Segundo o político, o que aconteceu na quarta-feira foi um desrespeito à lei do silêncio da cidade. “Porque nós, quando dá 19h, damos boa noite ao Lula e vamos embora. O que estes poucos fizeram, junto com alguns moradores, foi desrespeito à lei. O contrário do que eles mesmos pedem, pois nós temos cumprido todas as decisões até agora”.

Sobre os animais que morreram, Rosinha defendeu que isso precisa ser provado. “Se eles acham que tem animal envenenado, tem que mandar fazer a necropsia e a partir disso vai ser constatado o crime e vai ser investigado. Além disso, se alguma pessoa que vai lá pedir a liberdade do Lula tenha agido com agressão verbal, eles (os moradores) precisam identificar essa pessoa, nos passar e nós vamos fazer questão de fazer com que isso não permaneça. Agora, chamar alguém de fascista não é agressão, é emitir opinião ideológica”.

Rosinha reforçou que o PT já tomou conhecimento da última decisão judicial citada pelos moradores, mas explicou que há um pedido de conciliação sendo avaliado. “Queremos tentar negociar uma forma de ficarmos lá, porque enquanto Lula estiver ali, manteremos a vigília. O que podemos fazer, na conciliação, é ter um acordo. Vai depender do comportamento da prefeitura, do poder judiciário, o que queremos é sentar para conversar”, explicou o presidente do partido no Paraná.

Foto: Gerson Klaina.
Foto: Gerson Klaina.

Segundo Rosinha, a maior resistência até agora nas negociações tem sido a prefeitura de Curitiba. “A prefeitura prefere impor a decisão judicial, ao dialogo. Preferem o confronto à negociação. Enquanto isso, nós queremos sentar e ver uma forma de manter a manifestação de um jeito que seja bom para todos”.

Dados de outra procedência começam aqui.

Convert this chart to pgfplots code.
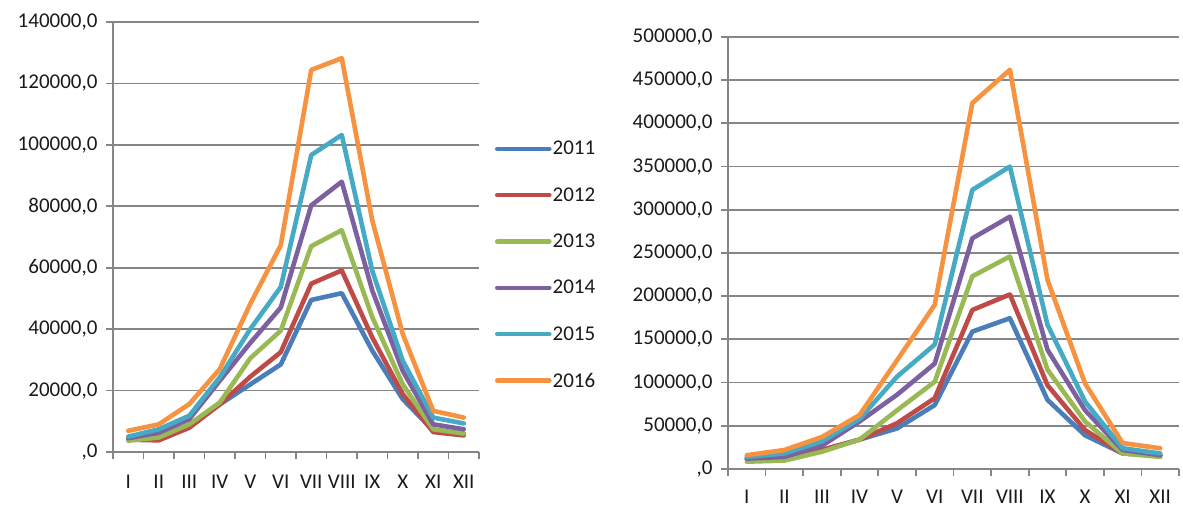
\documentclass[border=0pt]{standalone}
\usepackage{fontspec}
\setmainfont{Carlito}
\usepackage{pgfplots}
\pgfplotsset{compat=1.18}
\definecolor{c11}{HTML}{4A7EBB}
\definecolor{c12}{HTML}{BE4B48}
\definecolor{c13}{HTML}{98B954}
\definecolor{c14}{HTML}{7D60A0}
\definecolor{c15}{HTML}{46AAC5}
\definecolor{c16}{HTML}{F69240}
\definecolor{gridgray}{HTML}{868686}
\definecolor{txt}{HTML}{1A1A1A}
\pgfplotsset{
  common/.style={
    scale only axis,
    anchor=south west,
    axis lines*=left,
    xmin=0.5, xmax=12.5, ymin=0,
    xtick={1,...,12},
    xticklabels={I,II,III,IV,V,VI,VII,VIII,IX,X,XI,XII},
    major x tick style={draw=none},
    minor xtick={0.5,1.5,...,12.5},
    minor tick length=7bp,
    major tick length=7bp,
    tick align=outside,
    ymajorgrids,
    grid style={gridgray, line width=1.8bp},
    axis line style={gridgray, line width=1.8bp},
    tick style={gridgray, line width=1.8bp},
    scaled y ticks=false,
    ticklabel style={text=txt, font=\fontsize{21bp}{25bp}\selectfont},
    yticklabel style={xshift=-5bp},
    every axis plot/.append style={line width=4.6bp, line join=round, line cap=round, mark=none},
    clip=false,
  }
}
\begin{document}
\begin{tikzpicture}[x=1bp,y=1bp]
\useasboundingbox (0,0) rectangle (1183,509);
\begin{axis}[common,
  at={(113bp,57bp)}, width=366bp, height=430bp,
  ymax=140000,
  ytick={0,20000,...,140000},
  yticklabels={{,0},{20000,0},{40000,0},{60000,0},{80000,0},{100000,0},{120000,0},{140000,0}},
  xticklabel style={yshift=-13bp},
  legend style={draw=none, fill=none, at={(1.035,0.73)}, anchor=north west,
    font=\fontsize{21bp}{25bp}\selectfont, row sep=29.2bp, text=txt,
    nodes={inner sep=1bp}},
  legend cell align=left,
  legend image code/.code={\draw[#1, line width=4.6bp, line cap=round] (0bp,0bp) -- (52bp,0bp);},
]
\addplot[c11] coordinates {(1,4800)(2,6000)(3,8500)(4,15500)(5,22000)(6,28500)(7,49500)(8,51700)(9,33000)(10,17200)(11,7000)(12,6000)};
\addlegendentry{2011}
\addplot[c12] coordinates {(1,4000)(2,3800)(3,7900)(4,15500)(5,24500)(6,32500)(7,54800)(8,59100)(9,37300)(10,18800)(11,6500)(12,5400)};
\addlegendentry{2012}
\addplot[c13] coordinates {(1,3700)(2,4700)(3,9000)(4,16100)(5,30500)(6,39500)(7,67000)(8,72200)(9,43900)(10,22000)(11,7400)(12,6000)};
\addlegendentry{2013}
\addplot[c14] coordinates {(1,4500)(2,6300)(3,10700)(4,23200)(5,35500)(6,47000)(7,80300)(8,88000)(9,52600)(10,26400)(11,9000)(12,7400)};
\addlegendentry{2014}
\addplot[c15] coordinates {(1,5000)(2,7400)(3,11800)(4,24300)(5,40000)(6,53700)(7,96700)(8,103200)(9,59000)(10,29700)(11,11200)(12,9300)};
\addlegendentry{2015}
\addplot[c16] coordinates {(1,6900)(2,9000)(3,15600)(4,27000)(5,48200)(6,67300)(7,124400)(8,128200)(9,75400)(10,38400)(11,13400)(12,11200)};
\addlegendentry{2016}
\end{axis}
\begin{axis}[common,
  at={(728bp,40bp)}, width=451bp, height=432bp,
  ymax=500000,
  ytick={0,50000,...,500000},
  yticklabels={{,0},{50000,0},{100000,0},{150000,0},{200000,0},{250000,0},{300000,0},{350000,0},{400000,0},{450000,0},{500000,0}},
  xticklabel style={yshift=-11bp},
]
\addplot[c11] coordinates {(1,12000)(2,13000)(3,22000)(4,34000)(5,47000)(6,74000)(7,159000)(8,174500)(9,80000)(10,39000)(11,18000)(12,16000)};
\addplot[c12] coordinates {(1,12000)(2,12000)(3,22000)(4,34000)(5,53000)(6,82000)(7,184000)(8,202000)(9,97000)(10,45000)(11,18000)(12,16000)};
\addplot[c13] coordinates {(1,8500)(2,9700)(3,20000)(4,34000)(5,68000)(6,101000)(7,223000)(8,246000)(9,115000)(10,55000)(11,18000)(12,14000)};
\addplot[c14] coordinates {(1,12000)(2,14000)(3,27000)(4,55000)(5,86000)(6,122000)(7,267000)(8,292000)(9,138000)(10,68000)(11,22000)(12,16000)};
\addplot[c15] coordinates {(1,14000)(2,18000)(3,32000)(4,58000)(5,107000)(6,144000)(7,323000)(8,350000)(9,167000)(10,78000)(11,24000)(12,18000)};
\addplot[c16] coordinates {(1,16000)(2,22000)(3,37000)(4,62500)(5,126000)(6,190000)(7,423500)(8,462000)(9,219000)(10,99000)(11,30000)(12,24000)};
\end{axis}
\end{tikzpicture}
\end{document}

O presidente estadual do PT também deixou claro que o partido, a Central Única dos Trabalhadores (CUT) e o próprio Movimento Sem Terra (MST) não têm mais envolvimento com o acampamento montado no terreno alugado na Rua Joaquim Nabuco. “O PT alugou por 30 dias e depois não foi renovado. O pessoal que vem trazer solidariedade ao Lula tem ficado num alojamento, não estamos mais acampados em lugar nenhum. Quem continuou nesse acampamento ficou lá por iniciativa própria, não temos mais responsabilidade sobre isso”.

A reportagem da Tribuna do Paraná procurou ainda a Secretaria de Segurança Pública e Administração Penitenciária (Sesp-PR), que informou que a decisão judicial tem sido cumprida. O que aconteceu nesta quarta-feira foi que um dos manifestantes jogou lixo dentro de uma das casas, o que gerou o atrito. A Sesp pediu para que a polícia sempre seja comunicada do que acontece no local.

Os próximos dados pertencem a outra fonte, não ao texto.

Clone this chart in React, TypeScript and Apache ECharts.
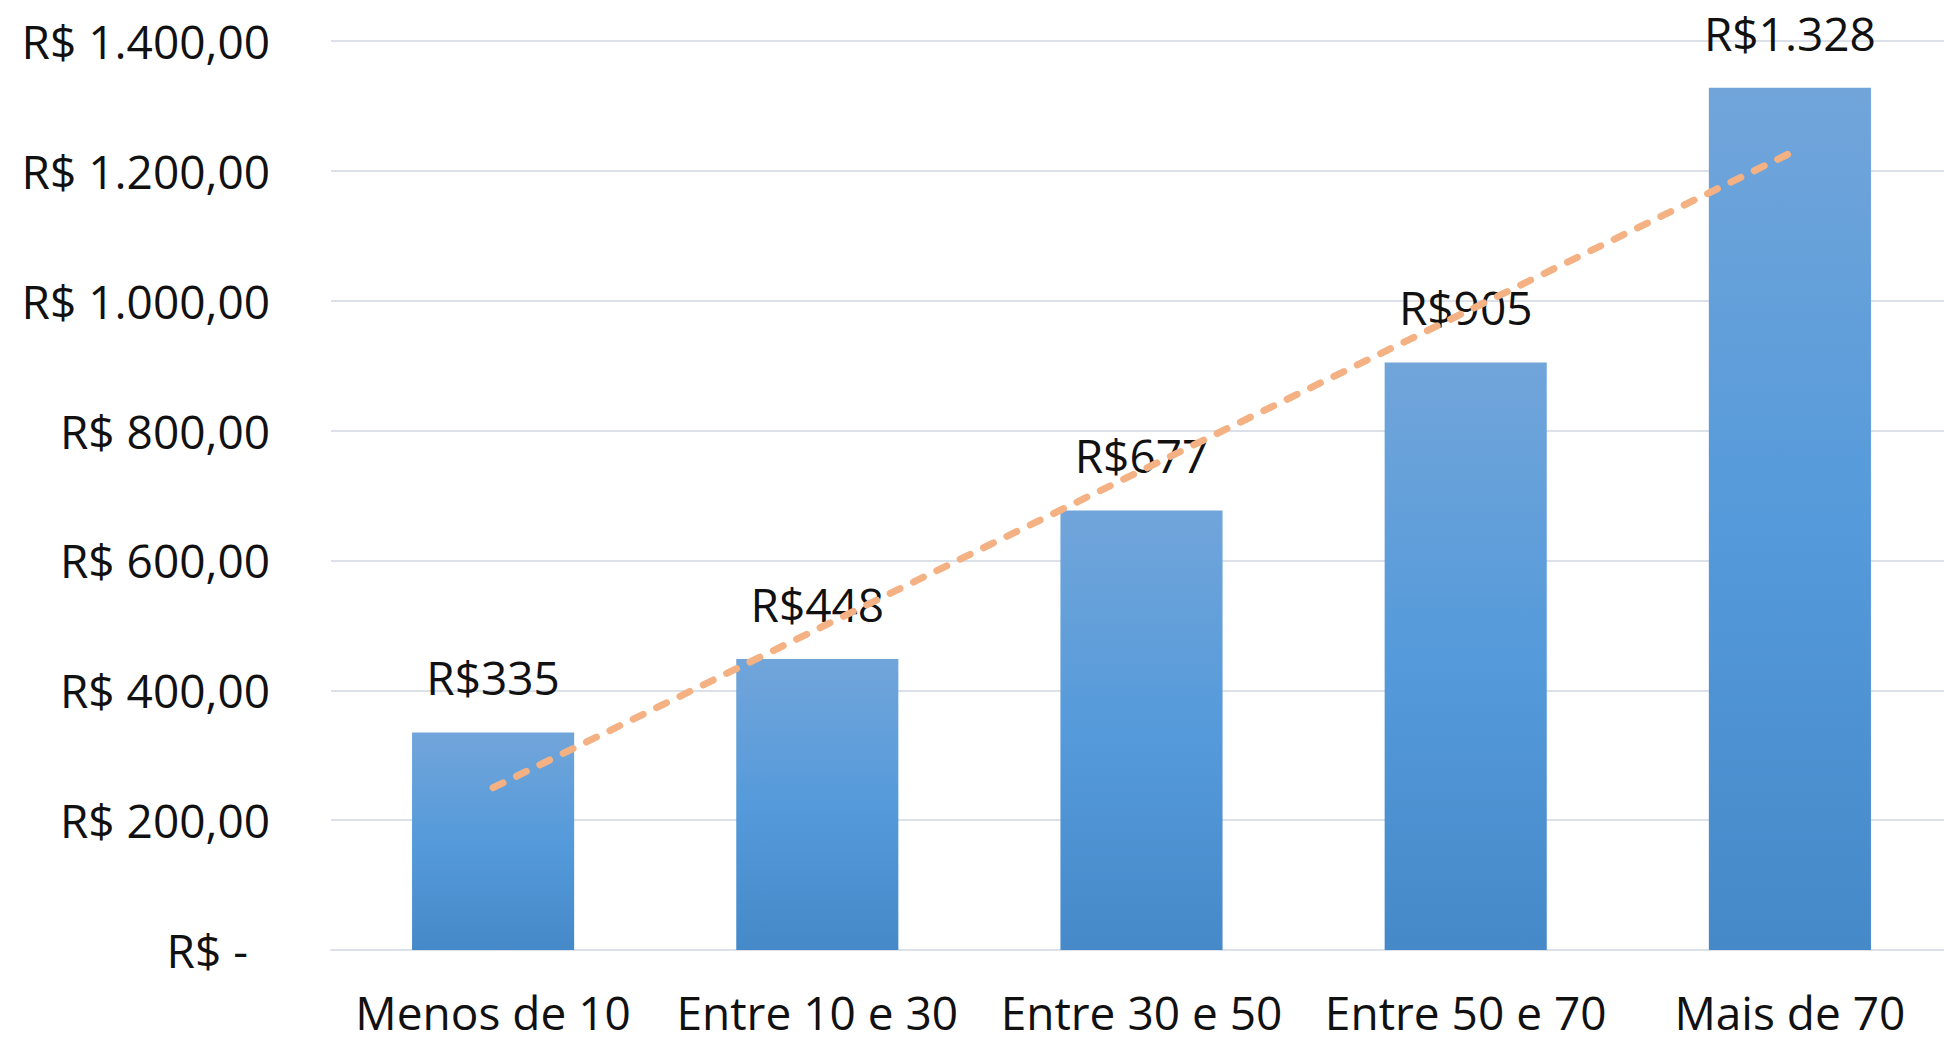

A prefeitura de Curitiba disse que houve acordo numa primeira oportunidade, que não foi cumprido. Agora, o órgão aguarda cumprimento da decisão do TJ, com base em recurso interposto pelo PT. Segundo a prefeitura, “o direito de manifestação é legítimo, mas não pode se sobrepor aos direitos de quem usa os serviços da PF e nem do morar e ir e vir dos moradores da região. O que o município busca é equacionar todos esses direitos”.

A Tribuna do Paraná também procurou o Tribunal de Justiça do Paraná. A reportagem foi informada que, na 3ª Vara da Fazenda Pública, não chegou nenhum requerimento para realização de conciliação entre as partes.